▸ Your goal: Assemble all lines in which the string "matplotlib" appears.

++++

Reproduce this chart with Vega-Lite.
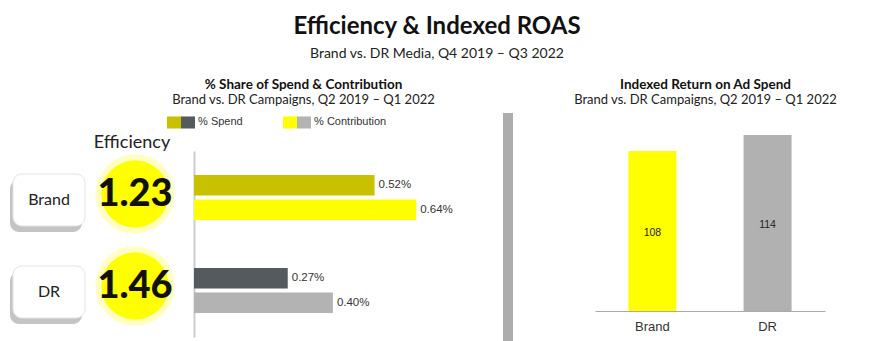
{
  "$schema": "https://vega.github.io/schema/vega-lite/v6.json",
  "background": "white",
  "padding": {"left": 0, "top": 14, "right": 0, "bottom": 0},
  "bounds": "flush",
  "spacing": 0,
  "title": {
    "text": "Efficiency & Indexed ROAS",
    "subtitle": "Brand vs. DR Media, Q4 2019 – Q3 2022",
    "anchor": "middle",
    "dx": -7,
    "font": "Lato",
    "fontSize": 24,
    "fontWeight": "bold",
    "color": "#111111",
    "subtitleFont": "Lato",
    "subtitleFontSize": 14,
    "subtitleColor": "#222222",
    "subtitlePadding": 8,
    "offset": 17
  },
  "config": {
    "view": {"stroke": null},
    "font": "Lato",
    "axis": {"grid": false}
  },
  "hconcat": [
    {
      "width": 194,
      "height": 229,
      "data": {
        "values": [
          {"campaign": "Brand", "efficiency": 1.23},
          {"campaign": "DR", "efficiency": 1.46}
        ]
      },
      "encoding": {
        "y": {
          "field": "campaign",
          "type": "nominal",
          "axis": null,
          "scale": {"domain": ["Brand", "DR"], "range": [59, 203], "paddingInner": 0.435, "paddingOuter": 0}
        }
      },
      "layer": [
        {
          "mark": {"type": "rect", "fill": "#c4c4c4", "cornerRadius": 9, "xOffset": -3, "yOffset": 8},
          "encoding": {
            "x": {
              "datum": "Campaign",
              "type": "nominal",
              "scale": {"domain": ["Campaign", "Efficiency"], "range": [13, 171], "paddingInner": 0.163, "paddingOuter": 0},
              "axis": {
                "orient": "top",
                "offset": -38,
                "domain": false,
                "ticks": false,
                "title": null,
                "labelPadding": 0,
                "labelAngle": 0,
                "labelFont": "Lato",
                "labelFontSize": 18,
                "labelColor": "#222222",
                "labelOffset": -3,
                "labelExpr": "datum.value === 'Efficiency' ? 'Efficiency' : ''"
              }
            }
          }
        },
        {
          "mark": {"type": "rect", "fill": "#ffffff", "stroke": "#e4e4e4", "strokeWidth": 1, "cornerRadius": 9, "yOffset": 2},
          "encoding": {"x": {"datum": "Campaign", "type": "nominal"}}
        },
        {
          "mark": {"type": "text", "font": "Lato", "fontSize": 16, "color": "#222222", "yOffset": 2},
          "encoding": {
            "x": {"datum": "Campaign", "type": "nominal"},
            "text": {"field": "campaign", "type": "nominal"}
          }
        },
        {
          "mark": {"type": "point", "shape": "circle", "filled": true, "color": "#ffff33", "opacity": 0.3, "size": 6300, "yOffset": -4},
          "encoding": {"x": {"datum": "Efficiency", "type": "nominal"}}
        },
        {
          "mark": {"type": "point", "shape": "circle", "filled": true, "color": "#ffff00", "opacity": 1, "size": 4536, "yOffset": -4},
          "encoding": {"x": {"datum": "Efficiency", "type": "nominal"}}
        },
        {
          "mark": {"type": "text", "font": "Lato", "fontSize": 38, "fontWeight": 900, "color": "#111111", "yOffset": -3},
          "encoding": {
            "x": {"datum": "Efficiency", "type": "nominal"},
            "text": {"field": "efficiency", "type": "quantitative", "format": ".2f"}
          }
        }
      ]
    },
    {
      "width": 309,
      "height": 229,
      "title": {
        "text": "% Share of Spend & Contribution",
        "subtitle": "Brand vs. DR Campaigns, Q2 2019 – Q1 2022",
        "anchor": "middle",
        "frame": "group",
        "dx": -45,
        "font": "Lato",
        "fontSize": 13.5,
        "fontWeight": "bold",
        "color": "#111111",
        "subtitleFont": "Lato",
        "subtitleFontSize": 13,
        "subtitleColor": "#222222",
        "subtitlePadding": 3,
        "offset": 6
      },
      "data": {
        "values": [
          {"campaign": "Brand", "measure": "% Spend", "series": "Brand spend", "share": 0.0052},
          {"campaign": "Brand", "measure": "% Contribution", "series": "Brand contribution", "share": 0.0064},
          {"campaign": "DR", "measure": "% Spend", "series": "DR spend", "share": 0.0027},
          {"campaign": "DR", "measure": "% Contribution", "series": "DR contribution", "share": 0.0040}
        ]
      },
      "encoding": {
        "y": {
          "field": "campaign",
          "type": "nominal",
          "scale": {"domain": ["Brand", "DR"], "range": [38, 224], "paddingInner": 0.516, "paddingOuter": 0.258},
          "axis": {"labels": false, "ticks": false, "title": null, "domainColor": "#cccccc", "domainWidth": 2}
        },
        "yOffset": {
          "field": "measure",
          "type": "nominal",
          "scale": {"domain": ["% Spend", "% Contribution"], "paddingInner": 0.16, "paddingOuter": 0}
        },
        "x": {
          "field": "share",
          "type": "quantitative",
          "scale": {"domain": [0, 0.0089], "nice": false},
          "axis": null
        }
      },
      "layer": [
        {
          "mark": {"type": "bar", "strokeWidth": 0},
          "encoding": {
            "fill": {
              "field": "series",
              "type": "nominal",
              "scale": {
                "domain": ["Brand spend", "DR spend", "Brand contribution", "DR contribution"],
                "range": ["#c9c100", "#545a5e", "#ffff00", "#b3b3b3"]
              },
              "legend": {
                "orient": "none",
                "legendX": 167,
                "legendY": 2,
                "direction": "horizontal",
                "columns": 4,
                "columnPadding": 0,
                "padding": 0,
                "title": null,
                "symbolType": "M-1,-0.86L1,-0.86L1,0.86L-1,0.86Z",
                "symbolSize": 196,
                "symbolStrokeWidth": 0,
                "symbolOpacity": 1,
                "labelFont": "Liberation Sans",
                "labelFontSize": 11,
                "labelColor": "#333333",
                "labelOffset": 0,
                "labelExpr": "datum.value === 'DR spend' ? '\u200b\u00a0% Spend\u00a0\u00a0\u00a0\u00a0\u00a0\u00a0\u00a0\u00a0\u00a0\u00a0\u00a0\u00a0\u00a0\u200b' : datum.value === 'DR contribution' ? '\u200b\u00a0% Contribution' : ''"
              }
            }
          }
        },
        {
          "mark": {"type": "text", "align": "left", "baseline": "middle", "dx": 4, "font": "Liberation Sans", "fontSize": 11.5, "color": "#333333"},
          "encoding": {
            "text": {"field": "share", "type": "quantitative", "format": ".2%"}
          }
        }
      ]
    },
    {
      "width": 10,
      "height": 229,
      "view": {"fill": "#adadad", "stroke": null},
      "data": {"values": [{"section": "divider"}]},
      "mark": {"type": "rect", "color": "#adadad"},
      "encoding": {}
    },
    {
      "width": 375,
      "height": 198,
      "title": {
        "text": "Indexed Return on Ad Spend",
        "subtitle": "Brand vs. DR Campaigns, Q2 2019 – Q1 2022",
        "anchor": "middle",
        "frame": "group",
        "dx": 5,
        "font": "Lato",
        "fontSize": 13.5,
        "fontWeight": "bold",
        "color": "#111111",
        "subtitleFont": "Lato",
        "subtitleFontSize": 13,
        "subtitleColor": "#222222",
        "subtitlePadding": 3,
        "offset": 6
      },
      "data": {
        "values": [
          {"campaign": "Brand", "index": 108},
          {"campaign": "DR", "index": 114}
        ]
      },
      "encoding": {
        "x": {
          "field": "campaign",
          "type": "nominal",
          "scale": {"domain": ["Brand", "DR"], "range": [82, 312], "paddingInner": 0.583, "paddingOuter": 0.29},
          "axis": {
            "title": null,
            "labelAngle": 0,
            "ticks": false,
            "domainColor": "#aaaaaa",
            "labelFont": "Liberation Sans",
            "labelFontSize": 13,
            "labelColor": "#333333",
            "labelPadding": 9
          }
        }
      },
      "layer": [
        {
          "mark": {"type": "bar"},
          "encoding": {
            "y": {
              "field": "index",
              "type": "quantitative",
              "scale": {"domain": [48, 122.25], "nice": false, "zero": false},
              "axis": null
            },
            "y2": {"datum": 48},
            "color": {
              "field": "campaign",
              "type": "nominal",
              "scale": {"domain": ["Brand", "DR"], "range": ["#ffff00", "#b1b1b1"]},
              "legend": null
            }
          }
        },
        {
          "mark": {"type": "text", "baseline": "middle", "dy": 2, "font": "Liberation Sans", "fontSize": 10.5, "color": "#222222"},
          "encoding": {
            "y": {
              "field": "index",
              "type": "quantitative",
              "scale": {"domain": [48, 196.5], "nice": false, "zero": false},
              "axis": null
            },
            "text": {"field": "index", "type": "quantitative"}
          }
        }
      ],
      "resolve": {"scale": {"y": "independent"}}
    }
  ]
}
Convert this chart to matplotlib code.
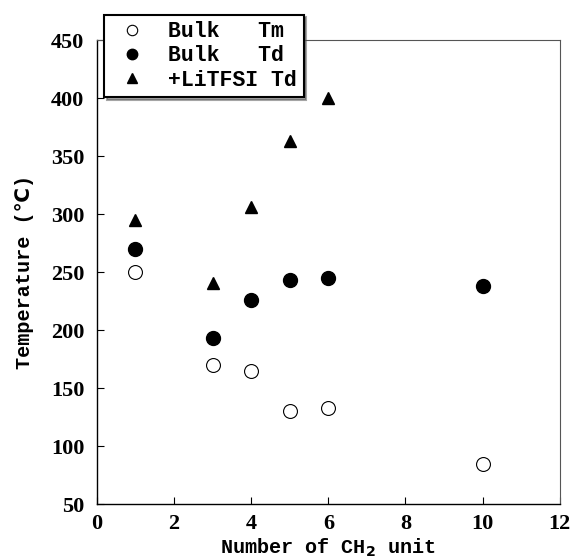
import numpy as np
import matplotlib
matplotlib.use("Agg")
import matplotlib.pyplot as plt

plt.rcParams['font.family'] = ['Liberation Serif', 'DejaVu Serif']
plt.rcParams['font.weight'] = 'bold'

n_tm = [1, 3, 4, 5, 6, 10]
tm = [250, 170, 165, 130, 133, 85]
n_td = [1, 3, 4, 5, 6, 10]
td = [270, 193, 226, 243, 245, 238]
n_li = [1, 3, 4, 5, 6]
td_li = [295, 241, 306, 363, 400]

fig = plt.figure(figsize=(5.77, 5.59), dpi=100)
ax = fig.add_axes([0.168, 0.098, 0.802, 0.830])

ax.plot(n_tm, tm, 'o', mfc='white', mec='black', mew=0.8, ms=10, ls='none', label='Bulk   Tm')
ax.plot(n_td, td, 'o', color='black', ms=10, ls='none', label='Bulk   Td')
ax.plot(n_li, td_li, '^', color='black', ms=9, ls='none', label='+LiTFSI Td')

ax.set_xlim(0, 12)
ax.set_ylim(50, 450)
ax.set_xticks(np.arange(0, 13, 2))
ax.set_yticks(np.arange(50, 451, 50))
ax.tick_params(direction='in', length=5, labelsize=16, width=0.8)
ax.tick_params(axis='x', pad=7)
ax.tick_params(axis='y', pad=9)
for lab in ax.get_xticklabels() + ax.get_yticklabels():
    lab.set_fontweight('bold')
ax.spines['left'].set_linewidth(1.0)
ax.spines['bottom'].set_linewidth(1.0)
ax.spines['top'].set_linewidth(0.8)
ax.spines['right'].set_linewidth(0.8)
ax.spines['top'].set_color('#555555')
ax.spines['right'].set_color('#555555')

ax.set_xlabel('Number of CH$_\\mathbf{2}$ unit', fontsize=14.5, fontweight='bold',
              family=['Liberation Mono', 'DejaVu Sans Mono'], labelpad=2)
ax.set_ylabel('Temperature (\u2103)', fontsize=14.5, fontweight='bold',
              family=['Liberation Mono', 'DejaVu Sans', 'Noto Sans CJK JP'], labelpad=12)

leg = ax.legend(loc='upper left', bbox_to_anchor=(0.001, 1.069), frameon=True, shadow=True,
                fancybox=False, edgecolor='black', framealpha=1, handletextpad=0.7,
                borderpad=0.3, labelspacing=0.15, handlelength=2.0, markerscale=0.75,
                borderaxespad=0.3,
                prop={'family': 'Liberation Mono', 'weight': 'bold', 'size': 15.5})
leg.get_frame().set_linewidth(1.5)

fig.savefig('out.png', dpi=100)
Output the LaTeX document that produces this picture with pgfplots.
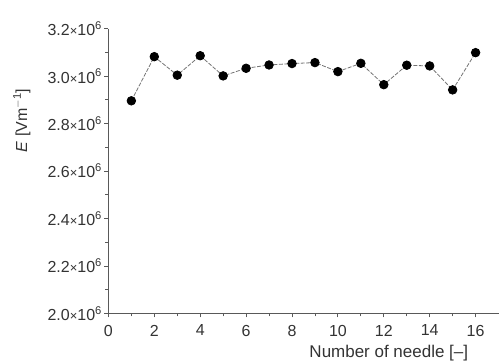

++++

▸ Answer in full:
Convert this chart to matplotlib code.
import matplotlib
matplotlib.use("Agg")
import matplotlib.pyplot as plt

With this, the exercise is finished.